One of the four groups going to court, a Los Angeles nonprofit called So Cal Top Guns, said “our entire youth education program is on hold because of this law.

“Thousands of kids have learned firearm safety and have competed at local, state and national events for decades — and now that’s all gone,” the group’s president Paul Cain said in a prepared statement.

Multiple conservation groups such as California Waterfowl and the San Diego County Wildlife Federation also opposed the legislation on similar grounds — but they aren’t participants in the just-filed lawsuit.

There are already broad limits on, say, the marketing of tobacco to minors. The new California law, AB 2571, bans any advertising that promotes guns in a way that “appears to be attractive to minors.” Violators can be fined up to $25,000.

Hunters’ groups that filed the lawsuit said the law is wrongheaded. “As a community, hunters have worked for decades to provide hunter safety and education for the next generation of hunters.

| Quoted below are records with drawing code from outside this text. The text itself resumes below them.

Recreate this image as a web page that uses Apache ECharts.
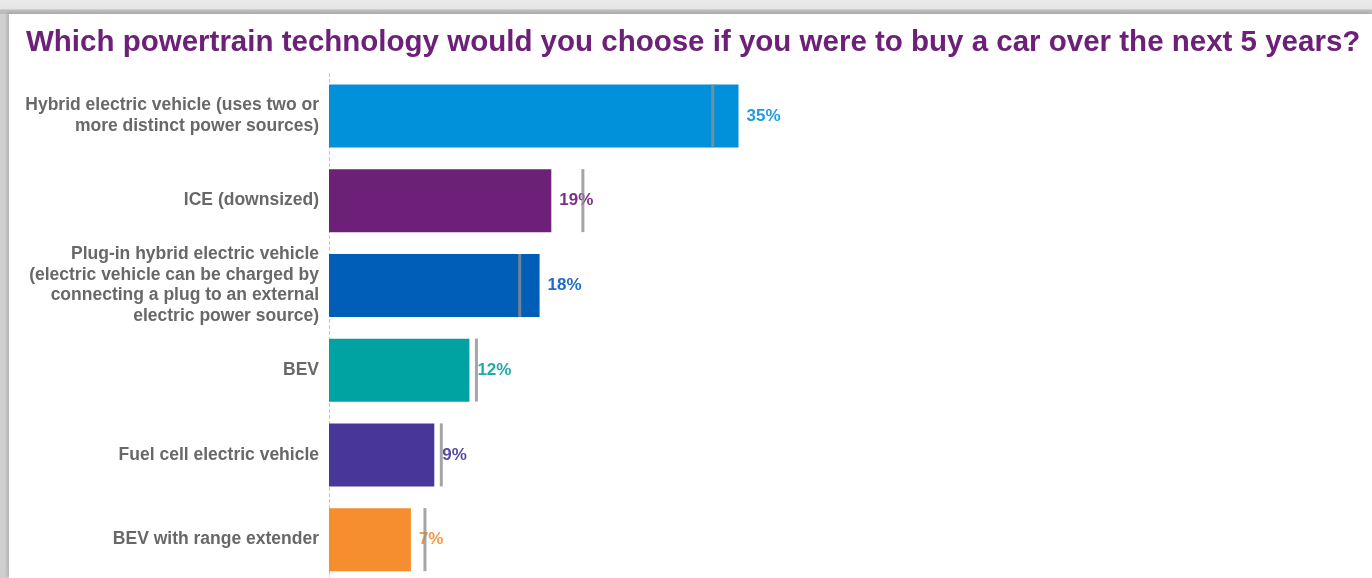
<!DOCTYPE html>
<html>
<head>
<meta charset="utf-8">
<script src="https://cdn.jsdelivr.net/npm/echarts@6/dist/echarts.min.js"></script>
<style>
  html, body { margin: 0; padding: 0; width: 1372px; height: 578px; overflow: hidden; }
  body { background: linear-gradient(#ebebeb 0, #e4e4e4 9px, #bcbcbc 10px, #bcbcbc 14px, #d0d0d0 14px); }
  #frame { position: absolute; left: 9px; top: 14px; right: 0; bottom: 0; background: #fff;
           box-shadow: -2px -1px 3px rgba(0,0,0,0.15); }
  #chart { position: absolute; left: -9px; top: -14px; width: 1372px; height: 578px; }
</style>
</head>
<body>
<div id="frame"><div id="chart"></div></div>
<script>
// Survey answers: share of respondents per powertrain (%), top to bottom
const categories = [
  'Hybrid electric vehicle (uses two or\nmore distinct power sources)',
  'ICE (downsized)',
  'Plug-in hybrid electric vehicle\n(electric vehicle can be charged by\nconnecting a plug to an external\nelectric power source)',
  'BEV',
  'Fuel cell electric vehicle',
  'BEV with range extender'
];
const currentShare = [35, 19, 18, 12, 9, 7];
// Previous-wave share, shown as a grey tick across each bar
const previousShare = [32.8, 21.7, 16.3, 12.6, 9.6, 8.2];
const barColors = ['#0091DA', '#6D2077', '#005EB8', '#00A3A1', '#483698', '#F68D2E'];
const labelColors = ['#1f9be0', '#7d2f88', '#1f6cc4', '#1faba9', '#5a4aa3', '#f79a45'];

const chart = echarts.init(document.getElementById('chart'), null, { renderer: 'canvas' });

chart.setOption({
  animation: false,
  title: {
    text: 'Which powertrain technology would you choose if you were to buy a car over the next 5 years?',
    left: 21, top: 23,
    textStyle: { color: '#6D2077', fontFamily: 'Liberation Sans', fontWeight: 'bold', fontSize: 29.5 }
  },
  // the last row runs past the bottom edge, so the grid is allowed to overflow
  grid: { left: 329, top: 73.5, width: 936, height: 508.5, containLabel: false, outerBoundsMode: 'none' },
  xAxis: {
    type: 'value', min: 0, max: 80, show: false
  },
  yAxis: {
    type: 'category', data: categories, inverse: true,
    axisTick: { show: false },
    axisLine: { show: true, lineStyle: { color: '#c4c4c4', type: [3, 3], width: 1 } },
    axisLabel: {
      color: '#686868', fontFamily: 'Liberation Sans', fontWeight: 'bold', fontSize: 17.5,
      lineHeight: 20.5, margin: 10, align: 'right', padding: [4, 0, 0, 0]
    }
  },
  series: [
    {
      type: 'bar', barWidth: 63, z: 2,
      data: currentShare.map((v, i) => ({
        value: v,
        itemStyle: { color: barColors[i] },
        label: { color: labelColors[i] }
      })),
      label: {
        show: true, position: 'right', distance: 8,
        fontFamily: 'Liberation Sans', fontWeight: 'bold', fontSize: 17,
        formatter: p => p.value + '%'
      }
    },
    {
      type: 'scatter', z: 3, symbol: 'rect', symbolSize: [3, 63], silent: true,
      itemStyle: { color: '#8e8e8e' },
      data: previousShare.map((v, i) => [v, i])
    }
  ]
});
</script>
</body>
</html>
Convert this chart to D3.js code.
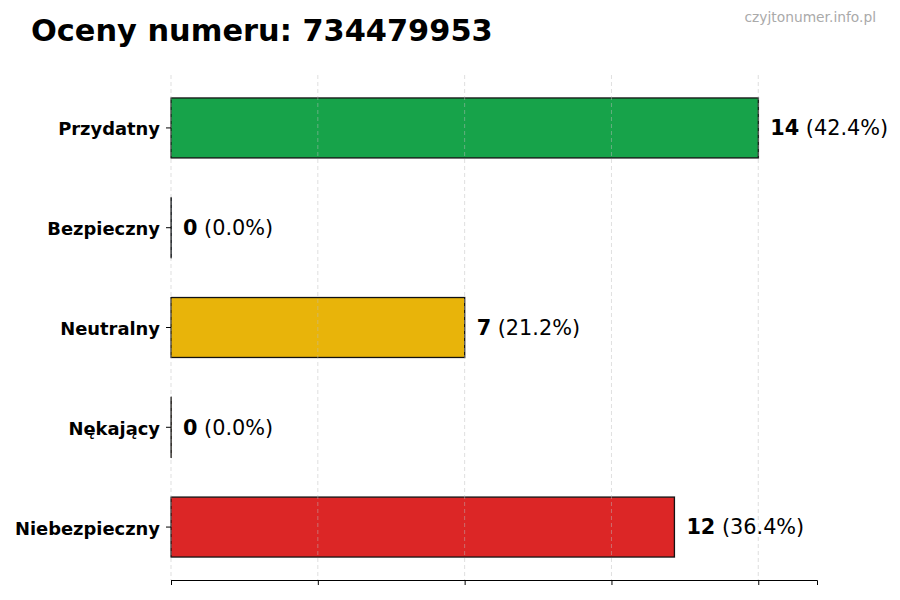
<!DOCTYPE html>
<html>
<head>
<meta charset="utf-8">
<script src="https://cdn.jsdelivr.net/npm/d3@7"></script>
<style>
  body { margin: 0; background: #fff; }
  text { font-family: "DejaVu Sans", sans-serif; }
</style>
</head>
<body>
<div class="rating-chart"></div>
<script>
// data
var categories = ["Przydatny", "Bezpieczny", "Neutralny", "Nękający", "Niebezpieczny"];
var counts = [14, 0, 7, 0, 12];
var percents = ["42.4%", "0.0%", "21.2%", "0.0%", "36.4%"];
var colors = ["#17a34a", "#2b7bd8", "#e8b40a", "#f07c1e", "#dc2626"];
var tickValues = [0, 3.5, 7, 10.5, 14];

var margin = {top: 75, right: 83, bottom: 20, left: 171},
    width = 900 - margin.left - margin.right,
    height = 600 - margin.top - margin.bottom;

var svg = d3.select(".rating-chart").append("svg")
    .attr("width", 900)
    .attr("height", 600);

// title + watermark
svg.append("text")
    .attr("x", 31)
    .attr("y", 41)
    .style("font-size", "30.4px")
    .style("font-weight", "bold")
    .text("Oceny numeru: 734479953");
svg.append("text")
    .attr("x", 876)
    .attr("y", 22)
    .style("text-anchor", "end")
    .style("font-size", "13.8px")
    .style("fill", "#aaa")
    .text("czyjtonumer.info.pl");

var g = svg.append("g")
    .attr("transform", `translate(${margin.left}, ${margin.top})`);

// scales
var x = d3.scaleLinear().domain([0, 14 * 1.1]).range([0, width]);
var y = d3.scaleBand().domain(categories).range([23, 482]).paddingInner(0.4).paddingOuter(0);

var data = categories.map(function(c, i) {
    return {cat: c, n: counts[i], pct: percents[i], color: colors[i]};
});

// shadow
g.selectAll(".shadow")
    .data(data)
    .enter().append("rect")
    .attr("x", 0)
    .attr("y", function(d) { return y(d.cat) - 1; })
    .attr("width", function(d) { return x(d.n) + 1; })
    .attr("height", y.bandwidth() + 2)
    .style("fill", "#ccc");

// bars (zero bars still show their edge line)
g.selectAll(".bar")
    .data(data)
    .enter().append("rect")
    .attr("class", "bar")
    .attr("x", 0)
    .attr("y", function(d) { return y(d.cat); })
    .attr("width", function(d) { return Math.max(x(d.n), 0.2); })
    .attr("height", y.bandwidth())
    .style("fill", function(d) { return d.color; })
    .style("stroke", "#111")
    .style("stroke-width", 1.2);

// grid on top, faint dashed
g.selectAll(".grid")
    .data(tickValues)
    .enter().append("line")
    .attr("x1", function(d) { return x(d); })
    .attr("x2", function(d) { return x(d); })
    .attr("y1", 0)
    .attr("y2", height)
    .style("stroke", "#bbb")
    .style("stroke-opacity", 0.6)
    .style("stroke-dasharray", "4,3")
    .style("stroke-width", 0.8);

// value labels
var labels = g.selectAll(".val")
    .data(data)
    .enter().append("text")
    .attr("x", function(d) { return x(d.n) + 12; })
    .attr("y", function(d) { return y(d.cat) + y.bandwidth() / 2; })
    .attr("dy", "0.35em")
    .style("font-size", "20.8px");
labels.append("tspan")
    .style("font-weight", "bold")
    .text(function(d) { return d.n; });
labels.append("tspan")
    .text(function(d) { return " (" + d.pct + ")"; });

// x axis
var xAxis = g.append("g")
    .attr("transform", `translate(0, ${height})`)
    .call(d3.axisBottom(x).tickValues(tickValues).tickFormat("").tickSizeOuter(0).tickSize(5));
xAxis.select(".domain").style("stroke", "#000");

// y axis
var yAxis = g.append("g")
    .call(d3.axisLeft(y).tickSize(5).tickPadding(6));
yAxis.select(".domain").remove();
yAxis.selectAll("text")
    .attr("dy", "0.42em")
    .style("font-size", "17.9px")
    .style("font-weight", "bold")
    .style("font-family", "DejaVu Sans, sans-serif")
    .style("fill", "#000");
</script>
</body>
</html>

This law directly undermines a critical community service,” said Ben Cassidy of the Safari Club International, a Washington, D.C.-based hunters’ organization with chapters in California.

In his video, Newsom stood in front an ad from a company called WEE1 Tactical that shows two skulls with pacifiers in their mouths. The ad is for a gun called a JR-15.

“This is what the right wing is marketing and promoting,” Newsom said.

California has enacted more than 100 gun-control laws, more than any other state. But it is frequently challenged in court by gun-rights groups. A federal judge blocked a 2016 voter-approved ban on high-capacity magazines, but the 9th Circuit Court of Appeals wound up affirming the law.

More recently, California’s concealed-carry law is on thin ice after the U.S. Supreme Court struck down a similar law in New York. Elected officials rallied around a new version of the law, SB 918, which they believe would survive any legal challenge. The bill passed the Senate but was placed in the suspense file in the Assembly — a legislative procedure that effectively shelves SB 918 for the year.